Plain and simple, for Austin Dillon the No. 3 has long been the family car. Even those from the outside can see the connection.
"It's a family story," said Gregg Dorazio, manager of shopper marketing and motorsports for General Mills, whose Cheerios brand will sponsor the car along with Dow Chemical. "? Through the years, it's been the Childress family, the Earnhardt family, and now the Dillon family. That's where it starts. And if you spend any time with these people, you see what it means to them just from that perspective. It's not to do with anything else. That's a family thing, and it's something very personal, and we're just proud and honored to be a part of that."
Still, Childress knew it could be a polarizing decision. "Are you sure this is what you want to do?" he asked his grandson before the move was made official. Austin replied in the affirmative, saying he'd never driven anything else, and that he wanted to take the number -- his grandfather's number, now his number -- up to Sprint Cup. "We had quite a few discussions on it. Sure, there's pressure," Childress added. "But I think the pressure from the number drives him."
And in truth, he knows how to handle it. Dillon has lived with the No. 3 at the national level for more than four full-time seasons now, so he's used to this. No question, taking it to the Sprint Cup level for the first time in over a decade raises the attention level, and many will experience a swirl of emotions when the No. 3 returns to the track at Daytona. But the naysayers were there when he returned it to the national level in a truck, and were there when he returned it in a black car, and they'll be there when he returns it to the Daytona 500.
But he knows they're outnumbered by the more silent majority that has been waiting for the No. 3 to come back. He knows he has the blessing from the people who matter most. And he knows how to handle this situation just as he has the others before it.

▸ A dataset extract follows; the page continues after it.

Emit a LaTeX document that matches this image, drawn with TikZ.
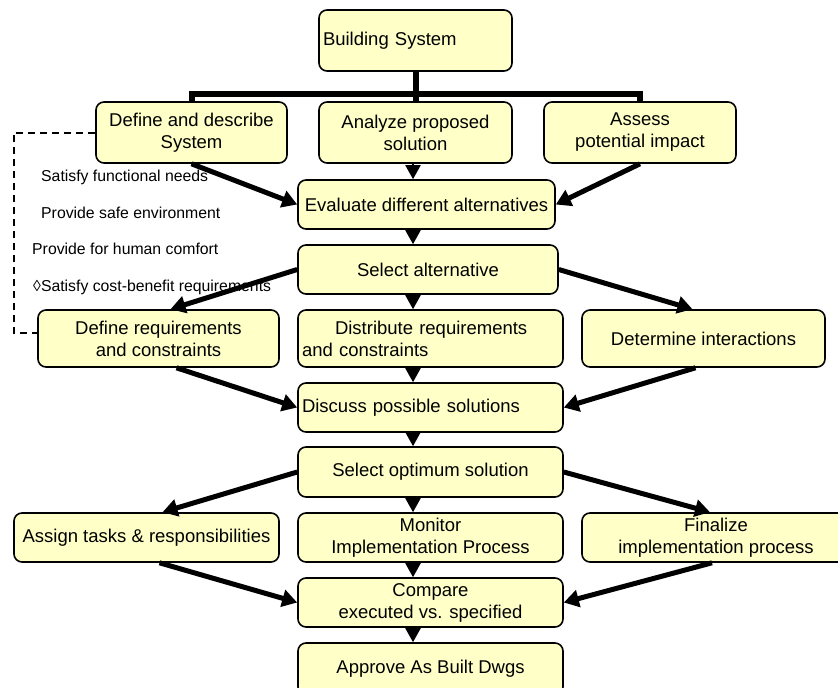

"Approach it with grace," he said. "I had the peoples' approval that I felt I needed to be in the seat with the number. I've been able to run it for four years now, and have (had) so many good times with it. And to see the fans light up at every autograph session, to see if we're going to being it back, asking us questions. I might hear a jeer as I'm driving away down the track or something. But I never had anybody not positive about it. If I were getting beat up every time in went to an autograph session because we were thinking about it, it would definitely change your mind. But they were so excited about it. ? They'd tap your card while you're signing it and tell you that. That's what you remember at autograph sessions, people telling you things like that."
And that's why the No. 3, a number handed down from grandfather to grandson like the keys to the family sedan, will ride again.